Roma Tarihinde MÖ II. Yüzyılda Kuzey Afrika’nın Durumu
Roma doğuda hâkimiyetini genişletmesinin ardından gözünü tekrar Afrika’ya dikti ve MÖ 149-146 yılları arasında Kartaca’yla üçüncü bir savaşa girişti. Üçüncü Kartaca Savaşı’nın patlak vermesinin sebebi olarak Kartacalılar ile Numidia kralı Masinissa arasında yaşanan gerginlikler gösterilmektedir. Roma bölgede Kartaca’ya karşı Numidia kralını destekliyor, Masinissa da Kartacalılardan sürekli olağanüstü taleplerde bulunuyordu. Sonunda Kartaca Masinissa’nın taleplerine silahlı direnişle karşılık verdi. Bu durum Roma’da Kartaca’ya karşı varolan geleneksel düşmanlıkla birleşince Roma Kartaca’yla kendini tekrar bir savaşta buldu. MÖ 149 yılından itibaren mücadele başladı ve Romalılar şehri iki yıl aralıksız kuşatma altında tuttu. Şehir MÖ 146 yılında Scipio Aemilianus (Scipio Africanus’un torunu) tarafından ele geçirildi ve binlerce Kartacalı katledilirken şehir de kelimenin tam manasıyla yerle bir edildi.

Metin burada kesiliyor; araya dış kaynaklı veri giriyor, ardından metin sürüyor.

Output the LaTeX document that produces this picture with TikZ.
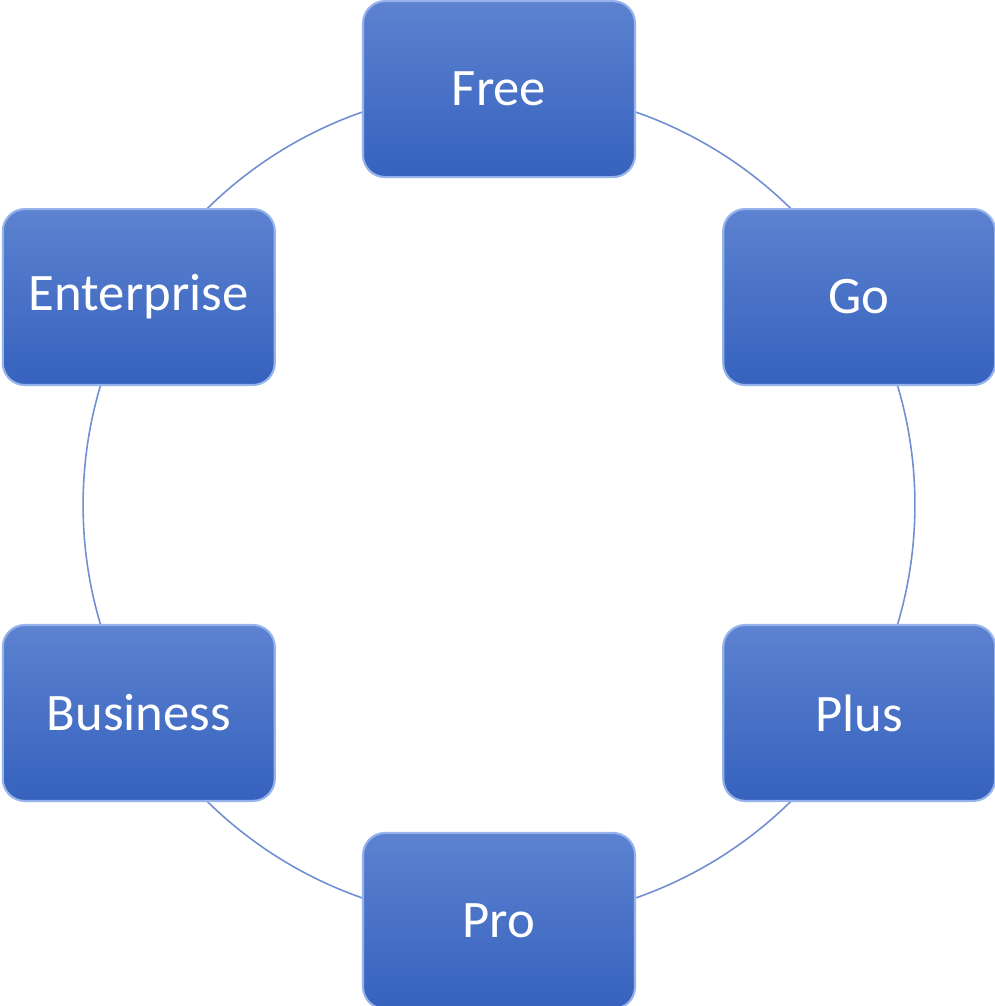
\documentclass[tikz,border=0pt]{standalone}
\usepackage{fontspec}
\setmainfont{Carlito}
\definecolor{boxtop}{RGB}{92,130,208}
\definecolor{boxbot}{RGB}{54,98,190}
\definecolor{boxrim}{RGB}{150,180,235}
\definecolor{ring}{RGB}{112,143,210}
\begin{document}
\begin{tikzpicture}[x=0.02cm,y=-0.02cm,
	plan/.style={rounded corners=0.44cm, top color=boxtop, bottom color=boxbot,
		draw=boxrim, line width=1.2pt, minimum width=5.44cm, minimum height=3.52cm,
		text=white, font=\fontsize{30}{34}\selectfont, inner sep=0pt},
	ringline/.style={draw=ring, line width=0.9pt}]
	\useasboundingbox (0,0) rectangle (994,1006);
	\coordinate (c) at (499,505);
	\draw[ringline] (c) circle (8.32cm);
	% boxes around the ring
	\foreach \a/\n/\t in {90/free/Free,30/go/Go,-30/plus/Plus,-90/pro/Pro,-150/business/Business,150/enterprise/Enterprise}
		\node[plan] (\n) at ([shift={(\a:8.32cm)}]c) {\t};
\end{tikzpicture}
\end{document}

MÖ 146 tarihinden itibaren Roma bu bölgeyi de eyalet ilan ederek burada yönetimi doğrudan ele aldı (Provincia Africa).
Bu savaşların ardından Roma Akdeniz’in en önemli gücü haline gelerek batıda İspanya’dan doğuda Makedonya’ya, güneyde Kuzey Afrika’ya varan bir bölgede doğrudan egemenliğini oluştururken müttefik devletleri yoluyla Yunanistan, Ege adaları Batı ve Orta Anadolu gibi bölgelerde de üstünlüğünü kabul ettirmiştir. Yaklaşık 150 yıllık bir dönemde İtalya’da yerel bir devlet olmaktan çıkıp bilinen dünyanın süper gücü haline gelen Roma bu süreçte gittikçe daha sömürgeci bir karaktere bürünmüş, ele geçirdiği toprakların nimetlerinden yararlanarak gücüne güç, zenginliğine zenginlik katmıştır. Bu süreçte Roma’nın elit kesimi aynı zamanda dünyanın en zenginlerine dönüşmüş, ticaret ve diğer yollardan elde edilen gelirler Roma’nın ve İtalya’daki diğer bazı şehirlerin çehresini yavaş yavaş değiştirmeye başlamıştır. Söz konusu dönemde Roma’nın geleneksel cumhuriyet yapısının çatırdamaya başladığından bahsetmiştik. Bu dönemi takip eden yüzyılda ise Roma’nın yapısal sistemi büyük krizlerle karşılaşacak, girişilen birtakım reform hareketleri siyasi karışıklıkları getirecek, ülke iç savaşlarla çalkalanacak, ardından gelen süreçte ise yavaş yavaş tek adam yönetimi kendini kabul ettirecektir.